The FIS Newsflash had a chance to catch up with John Aalberg, the Sports Director for the FIS Nordic World Ski Championships 2011 in Oslo, who embarked on his new challenge in May 2010. Just prior to joining the Oslo 2011 team, he completed a multi-year stint with VANOC as Nordic Director of the 2010 Olympic Winter and Paralympic Games in Vancouver.
Q. You worked at the Vancouver Games as the Nordic Director. Which part of your experience can help you most with Oslo 2011?
A. In terms of what is going on inside the venue, a World Championship is very similar to the Olympic Games. The interface and coordination with FIS and its three Nordic disciplines is also very similar between the two events. Experience means that you can better anticipate what will happen, and also better prioritize the many projects and tasks that need to take place. Having also been a TD and jury member at many FIS World Ski Championships and World Cups gives me a good perspective of what is important for the teams, how to best prepare the snow and how to best build the detailed schedules for our own preparation and setup as well as the teams’ training and competition.
Q. How have you settled in with the Oslo 2011 team?
A. Very nicely. It is very satisfying for me to be able to work with such a great group of people and with such a special venue. I raced several times at the Holmenkollen as a young skier, and now as an organizer, I can feel the same anticipation and excitement leading up to this winter’s events. Coming with the organizational experience from several Olympic Games, I feel that I am able to contribute to the detailed planning that now is taking place within the Oslo 2011 organization.
Q. What are your main tasks and duties over the summer?
A. I am assisting the Holmenkollen construction project with the final details of the Cross-Country and Ski Jumping stadiums, courses and hills. I am also planning the details of the temporary installations at the venue (tents, wax cabins, fences, pathways etc) and defining roles and responsibilities for the miscellaneous functional areas in the sport and venue operational organization. Moreover, I am planning the Continental Cup events on the new normal hill in September. These COC ladies and men’s competitions will give us a good indication of our readiness in the technical area at this brand new hill.

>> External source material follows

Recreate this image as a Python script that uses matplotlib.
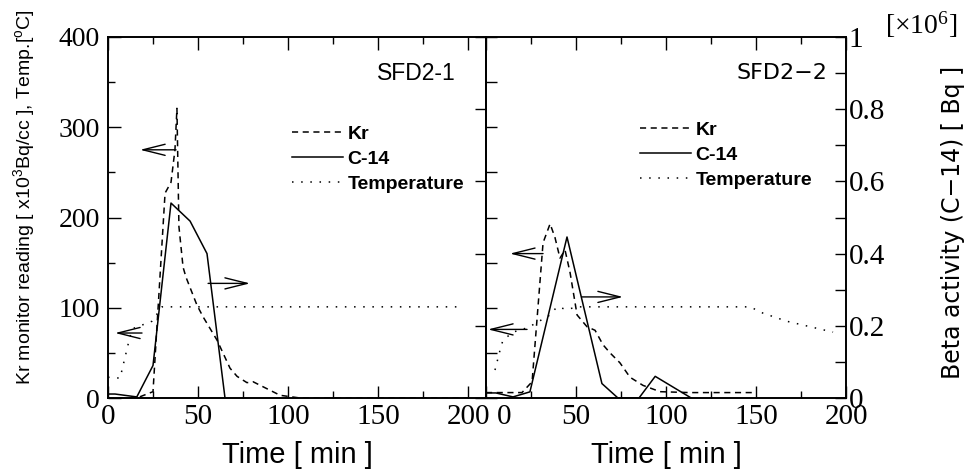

Q. When will the venues be 100% ready?
A. The main construction projects will finish in November, with the exception of the final wind protection mesh at the Holmenkollen jump which will be erected in December. In November and December snowmaking and grooming will take place, as well as preparation of the ski jump in-run tracks. We plan to test the courses and hills in January and early February, and will officially open for the World Championship training on February 19th.
Q. How many volunteers and staff do you have under your command in the sports department?
A. During the current planning phase we are only three full time people in the Sport Department. As we get closer to the Championship, we are adding a few part-time staff, such as the Chiefs of Competition for the three disciplines. We are also fortunate to have a great cooperation with the City of Oslo and the current operators of the venue, and are working closely with their staff.
During the Championship weeks this winter, our Sport Department will have a total of about 600 volunteers, mainly within the Competition Committees who are responsible for the technical aspects of the events. One of my expanded roles during the Championship weeks is also to lead the entire Holmenkollen venue organization, and currently we have planned for about 1700 volunteers working at the Holmenkollen arena.
Q. Oslo 2011 will be a huge ski festival. Do you plan any special safety measures in terms of course protection etc.?
A. We are currently discussing how to best coordinate and manage the large spectator crowds out along the competition courses, many of them who plan to stay overnight in tents. This is now a special project for us, where we will provide the necessary coordination and support such as waste and toilet handling, firewood, fencing and proper information. These large overnight crowds are a unique situation for Holmenkollen, and create unique challenges for us. However, I also think these crowds are something the athletes look forward to skiing through and that makes the event so memorable for them. We therefore look at this as a positive challenge that is part of making this Championship so special.
Q. Where do you see biggest challenges in preparation?
A. Communication between the different organizational areas and partners is a typical challenge for a fast moving, complex project such as a World Championship event, and this is also true for us. Specifically in terms of sport, I look forward to testing and implementing all the new technical elements of the venue, such as snowmaking, in-run refrigeration, grooming implementation and the new operational staff and procedures for this.